- WHAT IS REQUIRED
Below are some entries. Work out how many of their lines hold the word "this", and write that number alone.

- DATA EXCERPTS
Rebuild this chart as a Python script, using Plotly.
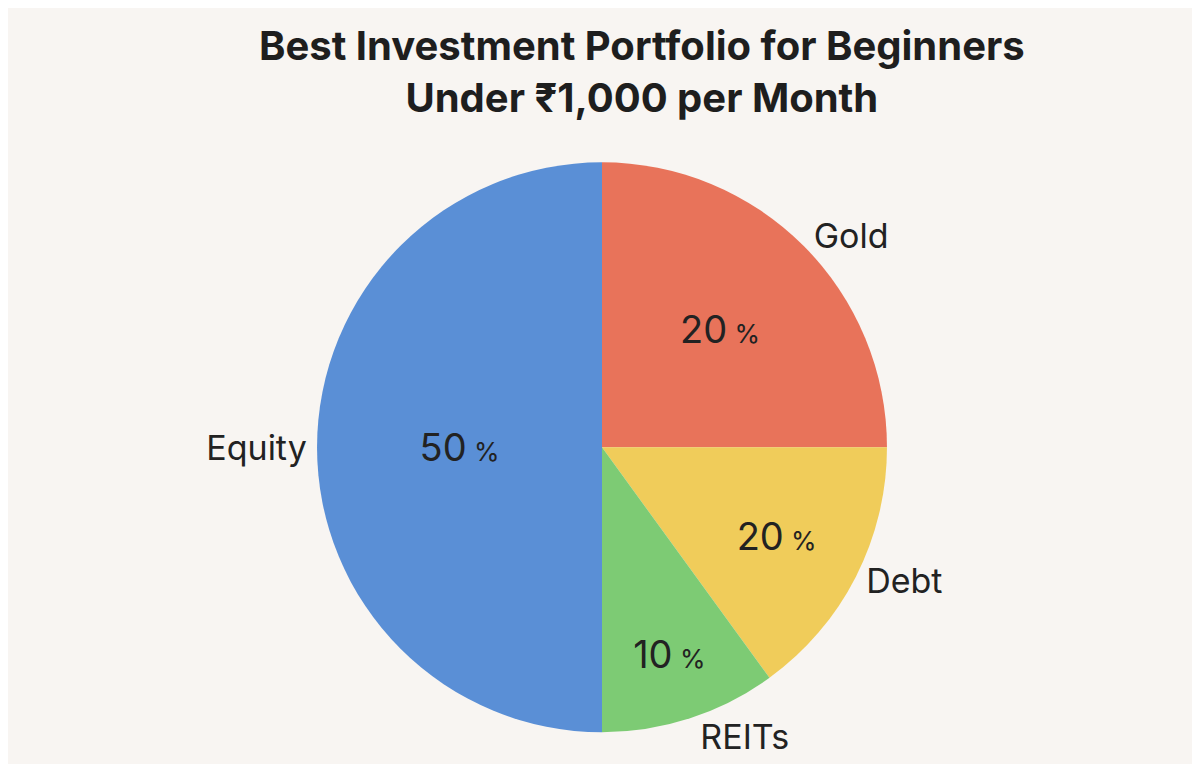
import plotly.graph_objects as go

categories = ["Gold", "Debt", "REITs", "Equity"]
slice_sizes = [25, 15, 10, 50]
pct_labels = ["20", "20", "10", "50"]
colors = ["#e8735a", "#f0cc5a", "#7dcb74", "#5a8fd6"]

inner_text = [f"{p}<span style='font-size:26px'> %</span>" for p in pct_labels]
dom = dict(x=[0.257, 0.733], y=[0.052, 0.798])

fig = go.Figure()
fig.add_trace(go.Pie(
    labels=categories, values=slice_sizes, sort=False, direction="clockwise", rotation=0,
    marker=dict(colors=colors, line=dict(width=0)),
    text=inner_text, textinfo="text", textposition="inside", insidetextorientation="horizontal",
    textfont=dict(family="Inter, Roboto, sans-serif", size=38, color="#222222"),
    domain=dom, showlegend=False, hoverinfo="label+percent"))
fig.add_trace(go.Pie(
    labels=categories, values=slice_sizes, sort=False, direction="clockwise", rotation=0,
    marker=dict(colors=["rgba(0,0,0,0)"] * 4, line=dict(width=0)),
    textinfo="label", textposition="outside",
    textfont=dict(family="Inter, Roboto, sans-serif", size=34, color="#222222"),
    domain=dom, showlegend=False, hoverinfo="skip"))

fig.update_layout(
    width=1200, height=764,
    paper_bgcolor="#f8f5f2", plot_bgcolor="#f8f5f2",
    margin=dict(l=0, r=0, t=0, b=0),
    annotations=[dict(
        text="<b>Best Investment Portfolio for Beginners<br>Under ₹1,000 per Month</b>",
        xref="paper", yref="paper", x=0.528, y=0.985, xanchor="center", yanchor="top",
        showarrow=False,
        font=dict(family="Inter, Roboto, sans-serif", size=40, color="#1e1e1e"))],
)
fig.write_html("out.html")
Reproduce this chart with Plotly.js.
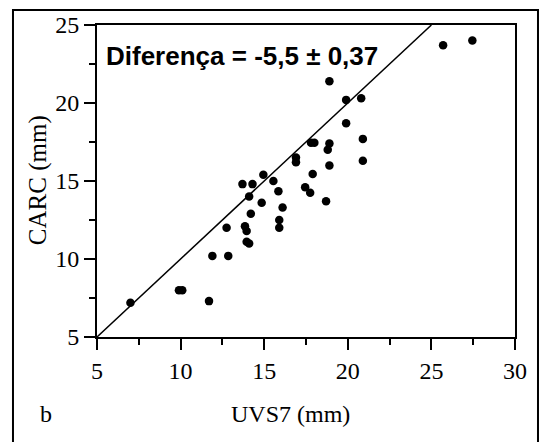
<!DOCTYPE html>
<html>
<head>
<meta charset="utf-8">
<script src="https://cdn.plot.ly/plotly-3.0.1.min.js"></script>
<style>html,body{margin:0;padding:0;background:#fff;}#chart{width:544px;height:442px;}</style>
</head>
<body>
<div id="chart"></div>
<script>
// UVS7 (mm) measurements
const uvs7 = [7.0, 9.9, 10.1, 11.7, 11.9, 12.85, 12.75, 13.85, 13.95, 13.95, 14.1, 14.2, 14.1, 13.7, 14.3,
  14.95, 15.55, 14.85, 15.85, 16.1, 15.9, 15.9, 16.9, 16.9, 17.45, 17.75, 17.9, 18.7, 17.8, 18.0,
  18.9, 18.8, 18.9, 20.9, 20.9, 19.9, 19.9, 20.8, 18.9, 25.7, 27.45];
// CARC (mm) measurements
const carc = [7.2, 8.0, 8.0, 7.3, 10.2, 10.2, 12.0, 12.1, 11.8, 11.1, 11.0, 12.9, 14.0, 14.8, 14.8,
  15.4, 15.0, 13.6, 14.35, 13.3, 12.5, 12.0, 16.5, 16.2, 14.6, 14.25, 15.45, 13.7, 17.45, 17.45,
  17.4, 17.0, 16.0, 16.3, 17.7, 18.7, 20.2, 20.3, 21.4, 23.7, 24.0];
// identity line endpoints
const identityX = [5, 25];
const identityY = [5, 25];
const tickVals = [5, 10, 15, 20, 25, 30];
const yTickVals = [5, 10, 15, 20, 25];

const serif = "'Liberation Serif', 'Times New Roman', serif";

const traces = [
  {x: identityX, y: identityY, mode: 'lines', line: {color: '#000', width: 1.5}, hoverinfo: 'skip', showlegend: false},
  {x: uvs7, y: carc, mode: 'markers', marker: {color: '#000', size: 8.5}, showlegend: false}
];

const axisCommon = {
  showline: true, linecolor: '#000', linewidth: 2, mirror: true,
  ticks: 'outside', ticklen: 11, tickwidth: 2, tickcolor: '#000',
  showgrid: false, zeroline: false,
  tickfont: {family: serif, size: 24, color: '#000'},
  minor: {ticks: 'outside', ticklen: 6, tickwidth: 2, tickcolor: '#000', dtick: 2.5, showgrid: false}
};

const layout = {
  width: 544, height: 442,
  margin: {l: 97, r: 29, t: 25, b: 105},
  paper_bgcolor: '#fff', plot_bgcolor: '#fff',
  xaxis: Object.assign({}, axisCommon, {range: [5, 30], tickvals: tickVals, ticktext: tickVals.map(String)}),
  yaxis: Object.assign({}, axisCommon, {range: [5, 25], tickvals: yTickVals, ticktext: yTickVals.map(String)}),
  shapes: [
    {type: 'rect', xref: 'paper', yref: 'paper', x0: -0.201, x1: 1.055, y0: -0.345, y1: 1.048,
     line: {color: '#000', width: 2}, fillcolor: 'rgba(0,0,0,0)', layer: 'below'}
  ],
  annotations: [
    {xref: 'paper', yref: 'paper', x: 0.017, y: 0.9, xanchor: 'left', yanchor: 'middle', showarrow: false,
     text: 'Diferença = -5,5 ± 0,37', font: {family: "'Liberation Sans', Arial, sans-serif", size: 26, color: '#000', weight: 'bold'}},
    {xref: 'paper', yref: 'paper', x: 0.464, y: -0.247, xanchor: 'center', yanchor: 'middle', showarrow: false,
     text: 'UVS7 (mm)', font: {family: serif, size: 24, color: '#000'}},
    {xref: 'paper', yref: 'paper', x: -0.141, y: 0.503, xanchor: 'center', yanchor: 'middle', showarrow: false, textangle: -90,
     text: 'CARC (mm)', font: {family: serif, size: 25, color: '#000'}},
    {xref: 'paper', yref: 'paper', x: -0.122, y: -0.247, xanchor: 'center', yanchor: 'middle', showarrow: false,
     text: 'b', font: {family: serif, size: 24, color: '#000'}}
  ]
};

Plotly.newPlot('chart', traces, layout, {staticPlot: true, displayModeBar: false});
</script>
</body>
</html>
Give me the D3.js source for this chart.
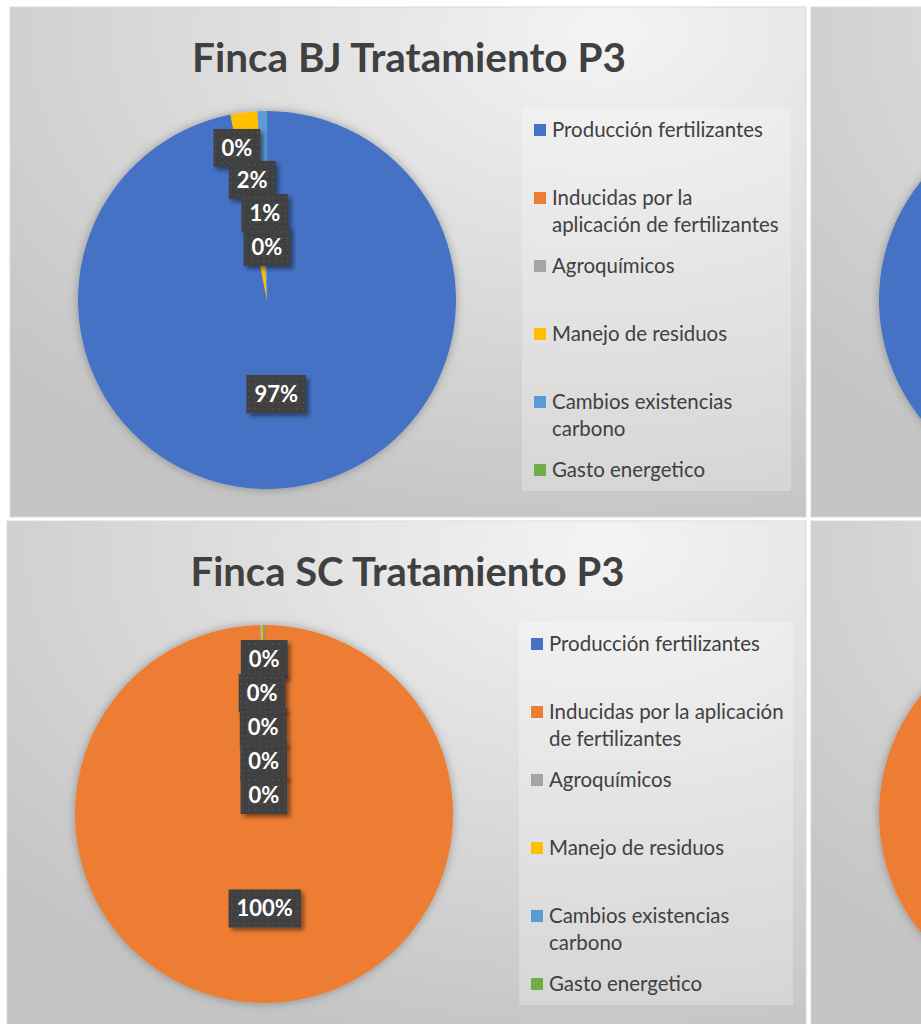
<!DOCTYPE html>
<html>
<head>
<meta charset="utf-8">
<script src="https://cdn.jsdelivr.net/npm/d3@7"></script>
<style>
  body { margin: 0; background: #fff; }
  svg { display: block; }
</style>
</head>
<body>
<script>
const categories = [
  "Producción fertilizantes",
  "Inducidas por la aplicación de fertilizantes",
  "Agroquímicos",
  "Manejo de residuos",
  "Cambios existencias carbono",
  "Gasto energetico"
];
const colors = ["#4472C4", "#ED7D31", "#A5A5A5", "#FFC000", "#5B9BD5", "#70AD47"];

// shares in %, null = empty cell (no label)
const bjP3 = [96.9, 0.0, null, 2.3, 0.8, 0.0];
const scP3 = [0.05, 99.65, 0.1, 0.1, 0.0, 0.1];
// the charts to the right are cut off, only the left edge of their pies shows
const bjRight = [96.9, 0.0, null, 2.3, 0.8, 0.0];
const scRight = [0.05, 99.65, 0.1, 0.1, 0.0, 0.1];

const panels = [
  { x: 10, y: 7, w: 796, h: 510, title: "Finca BJ Tratamiento P3", values: bjP3, wrap: 232, legW: 269, full: true },
  { x: 7, y: 521, w: 799, h: 510, title: "Finca SC Tratamiento P3", values: scP3, wrap: 246, legW: 274, full: true },
  { x: 811, y: 7, w: 796, h: 510, values: bjRight, full: false },
  { x: 811, y: 521, w: 796, h: 510, values: scRight, full: false }
];

const width = 921;
const height = 1024;

const svg = d3.select("body").append("svg")
  .attr("width", width)
  .attr("height", height);

const defs = svg.append("defs");

const grad = defs.append("radialGradient")
  .attr("id", "bg")
  .attr("cx", 0.75).attr("cy", 0.05).attr("r", 1);
grad.append("stop").attr("offset", 0).attr("stop-color", "#f4f4f4");
grad.append("stop").attr("offset", 1).attr("stop-color", "#c4c4c4");

const dots = defs.append("pattern")
  .attr("id", "dots")
  .attr("width", 6).attr("height", 6)
  .attr("patternUnits", "userSpaceOnUse");
dots.append("rect").attr("width", 6).attr("height", 6).attr("fill", "#404040");
dots.append("rect").attr("x", 2).attr("y", 2).attr("width", 1.5).attr("height", 1.5).attr("fill", "#555");

const pieShadow = defs.append("filter").attr("id", "pieShadow")
  .attr("x", "-20%").attr("y", "-20%").attr("width", "140%").attr("height", "140%");
pieShadow.append("feDropShadow")
  .attr("dx", 0).attr("dy", 0).attr("stdDeviation", 5)
  .attr("flood-color", "#000").attr("flood-opacity", 0.3);

const lblShadow = defs.append("filter").attr("id", "lblShadow")
  .attr("x", "-30%").attr("y", "-30%").attr("width", "160%").attr("height", "160%");
lblShadow.append("feDropShadow")
  .attr("dx", 3).attr("dy", 3).attr("stdDeviation", 2)
  .attr("flood-color", "#000").attr("flood-opacity", 0.45);

const pct = d3.format(".0%");
const color = d3.scaleOrdinal().domain(categories).range(colors);

const measurer = svg.append("text")
  .attr("font-family", "Lato, sans-serif")
  .attr("font-size", 18)
  .attr("visibility", "hidden");
const measure = s => { measurer.text(s); return measurer.node().getComputedTextLength(); };

// Calibri in the original is wider than Lato at the same size: size legend to match
const legendFont = 18 * 211 / measure(categories[0]);
measurer.attr("font-size", legendFont);

function wrapLines(text, maxW) {
  const words = text.split(" ");
  const lines = [];
  let line = words[0];
  for (let i = 1; i < words.length; i++) {
    const test = line + " " + words[i];
    if (measure(test) > maxW) { lines.push(line); line = words[i]; }
    else line = test;
  }
  lines.push(line);
  return lines;
}

panels.forEach((p, pi) => {
  const g = svg.append("g").attr("transform", `translate(${p.x},${p.y})`);

  defs.append("clipPath").attr("id", "clip" + pi)
    .append("rect").attr("width", p.w).attr("height", p.h);

  g.append("rect")
    .attr("width", p.w).attr("height", p.h)
    .attr("fill", "url(#bg)")
    .attr("stroke", "#d9d9d9");

  const inner = g.append("g").attr("clip-path", `url(#clip${pi})`);

  // pie
  const cx = 257, cy = 293, r = 189;
  const data = categories.map((c, i) => ({ cat: c, value: p.values[i] }));
  const total = d3.sum(data, d => d.value || 0);

  const pie = d3.pie().sort(null).value(d => d.value || 0);
  const arc = d3.arc().innerRadius(0).outerRadius(r);
  const arcs = pie(data);

  const pg = inner.append("g")
    .attr("transform", `translate(${cx},${cy})`);

  pg.append("g").attr("filter", "url(#pieShadow)")
    .selectAll("path")
    .data(arcs)
    .enter()
    .append("path")
    .attr("d", arc)
    .attr("fill", d => color(d.data.cat));

  if (!p.full) return;

  // title
  const t = inner.append("text")
    .attr("x", p.w / 2 + 1)
    .attr("y", 65)
    .attr("text-anchor", "middle")
    .attr("font-family", "Lato, sans-serif")
    .attr("font-weight", "bold")
    .attr("font-size", 38)
    .attr("fill", "#404040")
    .text(p.title);
  const tw = t.node().getComputedTextLength();
  t.attr("font-size", 38 * 434 / tw);

  // data labels: large slices at the centroid, small ones stacked inward along their angle
  const labelled = arcs.filter(d => d.data.value !== null);
  let k = 0;
  labelled.forEach(d => {
    const mid = (d.startAngle + d.endAngle) / 2;
    let rad;
    if (d.value / total > 0.05) {
      rad = r * 0.5;
    } else {
      rad = r * 0.82 - k * 34;
      k++;
    }
    d.lx = Math.sin(mid) * rad;
    d.ly = -Math.cos(mid) * rad;
    d.txt = pct(d.value / total);
  });

  const lbl = pg.selectAll(".lbl")
    .data(labelled)
    .enter()
    .append("g")
    .attr("class", "lbl")
    .attr("transform", d => `translate(${d.lx},${d.ly})`);

  lbl.append("text")
    .attr("text-anchor", "middle")
    .attr("dy", "0.36em")
    .attr("font-family", "Lato, sans-serif")
    .attr("font-weight", "bold")
    .attr("font-size", 22)
    .attr("fill", "#fff")
    .text(d => d.txt)
    .each(function(d) { d.tw = this.getComputedTextLength(); });

  lbl.insert("rect", "text")
    .attr("x", d => -d.tw / 2 - 8)
    .attr("y", -19)
    .attr("width", d => d.tw + 16)
    .attr("height", 38)
    .attr("fill", "url(#dots)")
    .attr("filter", "url(#lblShadow)");

  // legend
  const lg = inner.append("g").attr("transform", "translate(512,101)");
  lg.append("rect")
    .attr("width", p.legW)
    .attr("height", 383)
    .attr("fill", "#fff")
    .attr("fill-opacity", 0.25);

  const item = lg.selectAll(".item")
    .data(categories)
    .enter()
    .append("g")
    .attr("class", "item")
    .attr("transform", (d, i) => `translate(12,${22 + i * 68})`);

  item.append("rect")
    .attr("x", 0).attr("y", -6)
    .attr("width", 12).attr("height", 12)
    .attr("fill", d => color(d));

  item.append("text")
    .attr("x", 18)
    .attr("font-family", "Lato, sans-serif")
    .attr("font-size", legendFont)
    .attr("fill", "#404040")
    .each(function(d) {
      const lines = wrapLines(d, p.wrap);
      d3.select(this).selectAll("tspan")
        .data(lines)
        .enter()
        .append("tspan")
        .attr("x", 18)
        .attr("y", (l, j) => j * 27)
        .attr("dy", "0.35em")
        .text(l => l);
    });
});

measurer.remove();
</script>
</body>
</html>
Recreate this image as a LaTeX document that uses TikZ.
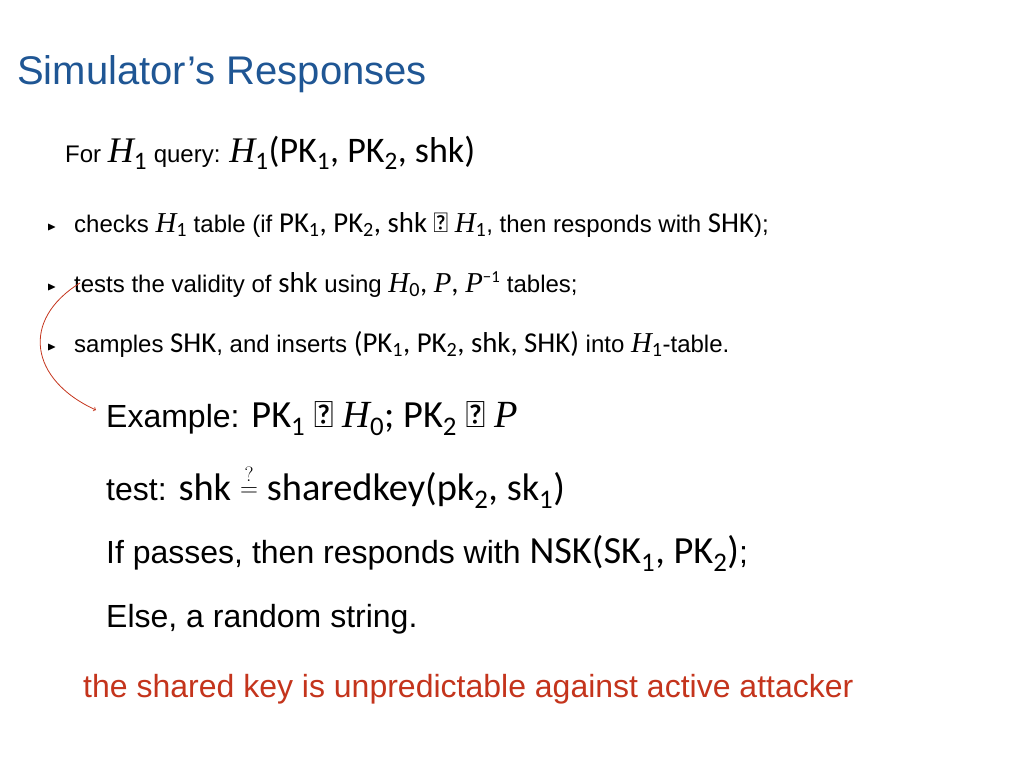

- TASK SOLUTION
6